When you’re dealing with high levels of debt, there are basically two ways in which you can eliminate it.  One is to make savings so that you can put more of your current income towards the debt and the other is to grow so that you can increase your debt repayments without compromising on your necessary expenses.  The government is trying to apply both of these strategies at once and statistics do point to it have had some degree of success in this regard.

Not only does 2019 mark the UK’s 9th consecutive year of growth, but during this nine-year period, the UK economy has grown more quickly than the economies of France, Italy and Japan.
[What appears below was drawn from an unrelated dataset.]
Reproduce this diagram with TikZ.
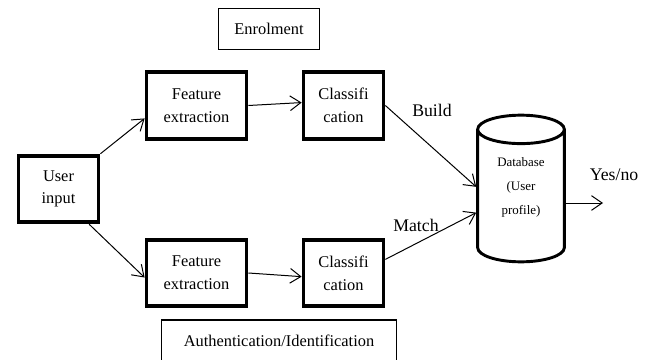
\documentclass[tikz,border=0pt]{standalone}
\usepackage{fontspec}
\setmainfont{Liberation Serif}
\usetikzlibrary{shapes.geometric,arrows.meta}
\begin{document}
\begin{tikzpicture}[x=0.75pt, y=-0.75pt, >={Straight Barb[length=8pt,width=11pt]}]
  \tikzstyle{block}=[rectangle, draw, line width=2.8pt, minimum width=75pt, minimum height=50pt, inner sep=0pt, align=center, font=\fontsize{12.3}{17}\selectfont]
  \tikzstyle{small}=[block, minimum width=60pt]
  \tikzstyle{phase}=[rectangle, draw, line width=0.8pt, inner sep=0pt, font=\fontsize{12.3}{15}\selectfont]
  \tikzstyle{lbl}=[inner sep=0pt, font=\fontsize{13.3}{15}\selectfont]
  \tikzstyle{conn}=[->, line width=0.75pt]

  \useasboundingbox (0,0) rectangle (654,360);
  \clip (0,0) rectangle (654,360);

  \node[phase, minimum width=76pt, minimum height=31pt] (enrol) at (269,29)  {Enrolment};
  \node[phase, minimum width=176pt, minimum height=31.5pt] (auth)  at (279,341) {Authentication/Identification};

  \node[small] (user) at (58.5,189)  {User\\input};
  \node[block] (fe1)  at (196.5,105.5) {Feature\\extraction};
  \node[small] (cl1)  at (343.5,105.5) {Classifi\\cation};
  \node[block] (fe2)  at (196.5,273) {Feature\\extraction};
  \node[small] (cl2)  at (343.5,273) {Classifi\\cation};

  \node[cylinder, shape border rotate=90, draw, line width=2.2pt, minimum width=65pt, minimum height=110pt, aspect=0.6, inner sep=0pt, anchor=shape center, align=center, text depth=15pt, font=\fontsize{9.7}{18}\selectfont] (db) at (521,188.5) {Database\\(User\\profile)};

  \node[lbl] (build) at (432,110) {Build};
  \node[lbl] (match) at (416,225) {Match};
  \node[lbl] (yesno) at (614,175) {Yes/no};
  \coordinate (out) at (603,203);

  \path[conn] (user.north east) edge (fe1.194);
  \path[conn] (user.-49) edge (fe2.185);
  \path[conn] (fe1.east) edge (cl1.176);
  \path[conn] (fe2.east) edge (cl2.185);
  \path[conn] (cl1.east) edge (db.168);
  \path[conn] (cl2.18) edge (db.200);
  \path[conn] (db.east |- out) edge (out);
\end{tikzpicture}
\end{document}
This economic growth has resulted in higher employment and there are now over 3.5 million more people in work than there were in 2010 with an unemployment rate of 4%, which is the lowest the UK has seen in over 40 years (specifically since 1975).  Consequently there are a million fewer workless households than there were in 2010.  These employment gains have been spread throughout the UK with all regions seeing lower unemployment.  In keeping with the laws of supply and demand, higher employment has been feeding through to higher wages.

For the sake of completeness, it’s worth noting that the government cited several examples of the Office for Budgetary Responsibility making very positive forecasts with regards to the UK’s future economic prospects.  While it is to be hoped that these are true, per the previous comments, Brexit has the potential to have a massive impact on the direction of the UK economy and its impact will, presumably, only become fully clear after it is implemented.

The government remains committed to a low-taxation economy

It would arguably have been massively optimistic to have hoped for a tax bonanza in this spring statement, so the fact that there were no major tax hikes either probably qualifies as good news.